AudioNet: Audio Annotation of Consumer-Produced Videos

Audio and multimedia researchers at the International Computer Science Institute are beginning a project to provide human-generated audio annotations for the ~800,000 videos in the YFCC100M dataset. This will be an open-source resource for the multimedia community, as part of the Multimedia Commons.

To start us off, we need input from potential users of the dataset! What are you working on? How could a massive audio-annotated video corpus help you with that?

Input Channel #1: Take the AudioNet survey!

We want your opinions! Take the survey here.

Input Channel #2: Shoot us an email!

Contact us via jbernd[chez]icsi[stop]berkeley[stop]edu.

More About the Project

AudioNet will be a corpus of audio annotations on the ~800,000 YFCC100M videos, likely focusing on audio concepts, and including annotations relevant to particular tasks like scene classification, event detection, and sentiment analysis. Audio concepts like crowd cheering or fire alarm have been used in video analysis to detect situations that may be difficult to identify using visual means alone.

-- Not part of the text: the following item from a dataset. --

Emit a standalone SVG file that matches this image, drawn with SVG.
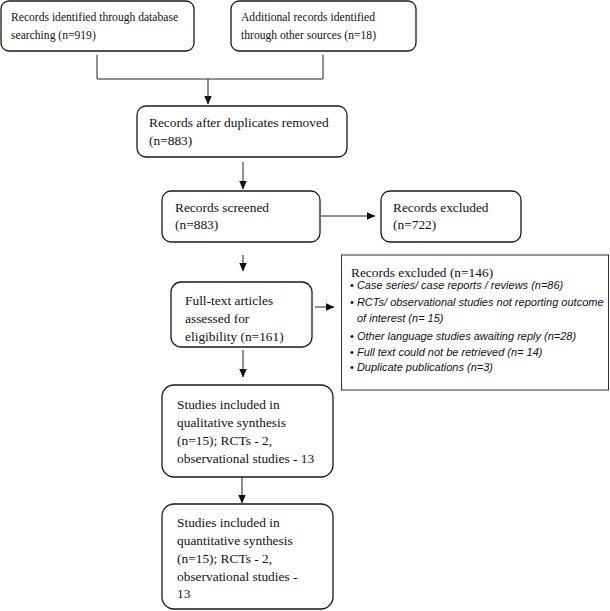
<svg xmlns="http://www.w3.org/2000/svg" width="610" height="611" viewBox="0 0 610 611">
<defs>
<marker id="ah" markerWidth="9" markerHeight="8" refX="8.5" refY="4" orient="auto" markerUnits="userSpaceOnUse">
<path d="M0,0 L9,4 L0,8 Z" fill="#111"/>
</marker>
<style>
.box{fill:#fff;stroke:#1a1a1a;stroke-width:1.3}
.t{font-family:"Liberation Serif","Times New Roman",serif;font-size:13.4px;fill:#111}
.ts{font-family:"Liberation Serif","Times New Roman",serif;font-size:11.6px;fill:#111}
.it{font-family:"Liberation Sans",Arial,sans-serif;font-size:11px;font-style:italic;fill:#111}
.c{fill:none;stroke:#222;stroke-width:1}
</style>
</defs>
<rect width="610" height="611" fill="#fff"/>
<g id="connectors">
<path class="c" d="M97,55 V79 H323 V55"/>
<path class="c" d="M208,79 V104" marker-end="url(#ah)"/>
<path class="c" d="M243,162 V189" marker-end="url(#ah)"/>
<path class="c" d="M321,216 H375" marker-end="url(#ah)"/>
<path class="c" d="M243,255 V271" marker-end="url(#ah)"/>
<path class="c" d="M315,307 H334" marker-end="url(#ah)"/>
<path class="c" d="M243,350 V377" marker-end="url(#ah)"/>
<path class="c" d="M242,477 V503" marker-end="url(#ah)"/>
</g>
<g id="n1">
<rect class="box" x="1" y="1" width="193" height="50" rx="8"/>
<text class="ts" x="11" y="21">Records identified through database</text>
<text class="ts" x="11" y="39">searching (n=919)</text>
</g>
<g id="n2">
<rect class="box" x="231" y="1" width="185" height="50" rx="8"/>
<text class="ts" x="241" y="21">Additional records identified</text>
<text class="ts" x="241" y="39">through other sources (n=18)</text>
</g>
<g id="n3">
<rect class="box" x="137" y="106" width="210" height="51" rx="9"/>
<text class="t" x="149" y="127">Records after duplicates removed</text>
<text class="t" x="149" y="145">(n=883)</text>
</g>
<g id="n4">
<rect class="box" x="162" y="191" width="158" height="51" rx="9"/>
<text class="t" x="175" y="212">Records screened</text>
<text class="t" x="175" y="229">(n=883)</text>
</g>
<g id="n5">
<rect class="box" x="381" y="191" width="140" height="51" rx="9"/>
<text class="t" x="393" y="212">Records excluded</text>
<text class="t" x="393" y="229">(n=722)</text>
</g>
<g id="n6">
<rect class="box" x="171" y="282" width="141" height="65" rx="10"/>
<text class="t" x="185" y="305">Full-text articles</text>
<text class="t" x="185" y="323">assessed for</text>
<text class="t" x="185" y="341">eligibility (n=161)</text>
</g>
<g id="n7">
<rect x="341.5" y="255" width="267" height="135" fill="#fff" stroke="#333" stroke-width="1"/>
<text class="t" x="351" y="277">Records excluded (n=146)</text>
<text class="it" x="350" y="289"><tspan font-style="normal">•</tspan> Case series/ case reports / reviews (n=86)</text>
<text class="it" x="350" y="306"><tspan font-style="normal">•</tspan> RCTs/ observational studies not reporting outcome</text>
<text class="it" x="357" y="322">of interest (n= 15)</text>
<text class="it" x="350" y="340"><tspan font-style="normal">•</tspan> Other language studies awaiting reply  (n=28)</text>
<text class="it" x="350" y="356"><tspan font-style="normal">•</tspan> Full text could not be retrieved (n= 14)</text>
<text class="it" x="350" y="371"><tspan font-style="normal">•</tspan> Duplicate publications (n=3)</text>
</g>
<g id="n8">
<rect class="box" x="162" y="385" width="171" height="92" rx="12"/>
<text class="t" x="177" y="409">Studies included in</text>
<text class="t" x="177" y="427">qualitative synthesis</text>
<text class="t" x="177" y="445">(n=15); RCTs - 2,</text>
<text class="t" x="177" y="463">observational studies - 13</text>
</g>
<g id="n9">
<rect class="box" x="162" y="504" width="171" height="105" rx="12"/>
<text class="t" x="177" y="527">Studies included in</text>
<text class="t" x="177" y="545">quantitative synthesis</text>
<text class="t" x="177" y="563">(n=15); RCTs - 2,</text>
<text class="t" x="177" y="581">observational studies -</text>
<text class="t" x="177" y="598">13</text>
</g>
</svg>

Audio analysis thus provides an important complement to analysis of the visual stream in videos. Recent research in integrating these data sources to increase classification accuracy is promising. However, efforts to leverage this potential have been delayed by the fact that audio researchers do not have access to nearly the scale and variety of ground-truth corpora that can be found in the image domain.

AudioNet will be structured using existing semantic classification resources like WordNet and/or FrameNet, so it can easily be integrated with other projects that use those resources.

The project originates at ICSI with Gerald Friedland, Julia Bernd, and Jaeyoung Choi. As we plan for AudioNet, we aim to get a better understanding of the needs and priorities of audio and multimedia researchers as regards annotated audio corpora, in terms of common tasks, target domains, and preferred formats.